First of all you're supposed to be doing this in IPv6 not IPv4. There, you've had your IPv4 safety scolding. Secondly you're supposed to be using DNS, like the rest of the network world has for the last 20 years. So this should be about naming conventions not addresses. There, you've had your hard-coded-addresses safety scolding. Now to your question.
If you've got more than a class c worth of gear you probably shouldn't have it all on one subnet, just for practicality reasons. I agree grouping devices together can be helpful. You should have some sort of expansion scheme built into your whole architecture. So e.g. save off addresses for more cameras. But note that you're not likely to add another 1000 cameras to that one VMS the first 17 were connected to. So you should look at the big picture and maybe do one vms plus cameras each on their own subnet.
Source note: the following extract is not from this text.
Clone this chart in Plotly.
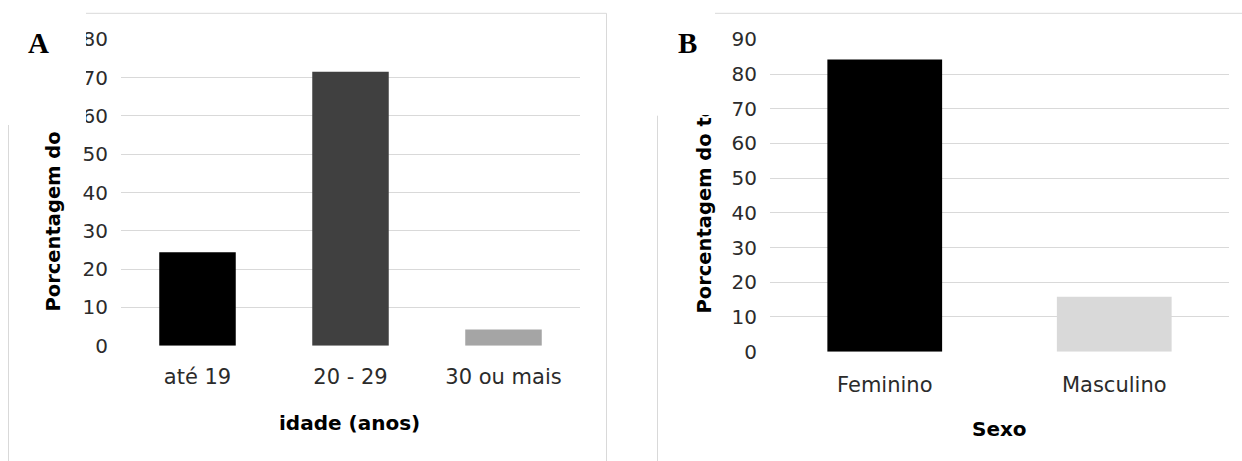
import plotly.graph_objects as go

W, H = 1242, 461

# ---- data ----
age_categories = ["até 19", "20 - 29", "30 ou mais"]
age_values = [24.4, 71.5, 4.2]
age_colors = ["#000000", "#404040", "#a5a5a5"]
age_ticks = [0, 10, 20, 30, 40, 50, 60, 70, 80]

sex_categories = ["Feminino", "Masculino"]
sex_values = [84.2, 15.8]
sex_colors = ["#000000", "#d9d9d9"]
sex_ticks = [0, 10, 20, 30, 40, 50, 60, 70, 80, 90]


def px(x):
    return x / W


def py(y):
    return 1 - y / H


GRID = "#d9d9d9"
FONT = "DejaVu Sans"
TXT = "#2b2b2b"

fig = go.Figure()
fig.add_trace(go.Bar(x=age_categories, y=age_values, marker=dict(color=age_colors, line=dict(width=0)),
                     width=0.5, xaxis="x", yaxis="y", showlegend=False))
fig.add_trace(go.Bar(x=sex_categories, y=sex_values, marker=dict(color=sex_colors, line=dict(width=0)),
                     width=0.5, xaxis="x2", yaxis="y2", showlegend=False))

axis_common = dict(showline=False, zeroline=False, ticks="", fixedrange=True, automargin=False)

fig.update_layout(
    width=W, height=H, autosize=False,
    margin=dict(l=0, r=0, t=0, b=0, autoexpand=False),
    paper_bgcolor="white", plot_bgcolor="white",
    font=dict(family=FONT, color=TXT),
    xaxis=dict(domain=[px(121), px(580)], anchor="y", showgrid=False,
               tickfont=dict(size=21, color=TXT), ticklabelstandoff=16, **axis_common),
    yaxis=dict(domain=[py(345.7), py(39.3)], anchor="x", range=[0, 80.001],
               tickvals=age_ticks, showgrid=True, gridcolor=GRID, gridwidth=1.4,
               tickfont=dict(size=20, color=TXT), ticklabelstandoff=12, **axis_common),
    xaxis2=dict(domain=[px(770), px(1229)], anchor="y2", showgrid=False,
                tickfont=dict(size=21, color=TXT), ticklabelstandoff=18, **axis_common),
    yaxis2=dict(domain=[py(351.7), py(39.3)], anchor="x2", range=[0, 90.001],
                tickvals=sex_ticks, showgrid=True, gridcolor=GRID, gridwidth=1.4,
                tickfont=dict(size=20, color=TXT), ticklabelstandoff=12, **axis_common),
)

# frame lines of the pasted chart images
frame = dict(color=GRID, width=1)
shapes = [
    dict(type="line", xref="paper", yref="paper", x0=px(86), x1=px(606.5), y0=py(13.3), y1=py(13.3), line=frame),
    dict(type="line", xref="paper", yref="paper", x0=px(606.5), x1=px(606.5), y0=py(13.3), y1=py(461), line=frame),
    dict(type="line", xref="paper", yref="paper", x0=px(8.5), x1=px(8.5), y0=py(125), y1=py(461), line=frame),
    dict(type="line", xref="paper", yref="paper", x0=px(715), x1=px(1242), y0=py(13.3), y1=py(13.3), line=frame),
    dict(type="line", xref="paper", yref="paper", x0=px(657.5), x1=px(657.5), y0=py(115.7), y1=py(461), line=frame),
]
fig.update_layout(shapes=shapes)

ann = []
# axis titles
ann.append(dict(text="<b>Porcentagem do total</b>", x=px(53), y=py(314), xref="paper", yref="paper",
                textangle=-90, xanchor="center", yanchor="bottom", showarrow=False,
                font=dict(family=FONT, size=19.5, color="#000000")))
ann.append(dict(text="<b>Porcentagem do total</b>", x=px(704), y=py(316), xref="paper", yref="paper",
                textangle=-90, xanchor="center", yanchor="bottom", showarrow=False,
                font=dict(family=FONT, size=19.5, color="#000000")))
ann.append(dict(text="<b>idade (anos)</b>", x=px(350), y=py(423), xref="paper", yref="paper",
                xanchor="center", yanchor="middle", showarrow=False,
                font=dict(family=FONT, size=20, color="#000000")))
ann.append(dict(text="<b>Sexo</b>", x=px(999.5), y=py(429), xref="paper", yref="paper",
                xanchor="center", yanchor="middle", showarrow=False,
                font=dict(family=FONT, size=20, color="#000000")))
# white masks reproducing the cropped corners of the pasted screenshots
ann.append(dict(text=" ", x=0, y=1, xref="paper", yref="paper", xanchor="left", yanchor="top",
                width=86, height=125, bgcolor="white", borderpad=0, borderwidth=0, showarrow=False))
ann.append(dict(text=" ", x=px(607.5), y=1, xref="paper", yref="paper", xanchor="left", yanchor="top",
                width=107, height=115, bgcolor="white", borderpad=0, borderwidth=0, showarrow=False))
# panel letters
ann.append(dict(text="<b>A</b>", x=px(38.5), y=py(43), xref="paper", yref="paper",
                xanchor="center", yanchor="middle", showarrow=False,
                font=dict(family="Liberation Serif", size=29, color="#000000")))
ann.append(dict(text="<b>B</b>", x=px(687), y=py(43), xref="paper", yref="paper",
                xanchor="center", yanchor="middle", showarrow=False,
                font=dict(family="Liberation Serif", size=29, color="#000000")))
fig.update_layout(annotations=ann)

post = (
    "document.documentElement.style.margin='0';"
    "document.documentElement.style.padding='0';"
    "document.documentElement.style.overflow='hidden';"
    "document.body.style.margin='0';"
    "document.body.style.padding='0';"
    "document.body.style.overflow='hidden';"
    "var d=document.getElementById('{plot_id}');"
    "d.style.position='fixed';d.style.left='0px';d.style.top='0px';"
)

fig.write_html("out.html", config={"displayModeBar": False, "responsive": False},
               post_script=post)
Lastly of course never ever ever do this in a vacuum because that's a good way to get in trouble with the local IT folks. Using a legitimate private address range like 172.16.20.0/24 is fine, as long as you've made some sort of effort to confirm you're not using the same subnet range as oh say the HVAC system, or the phone network.
And no it is very not cool to be caught assigning IP addresses over a blueprint at the back of the foreman's pickup truck on the job site. If you're not running off a spreadsheet that's under document control you're probably doing it wrong.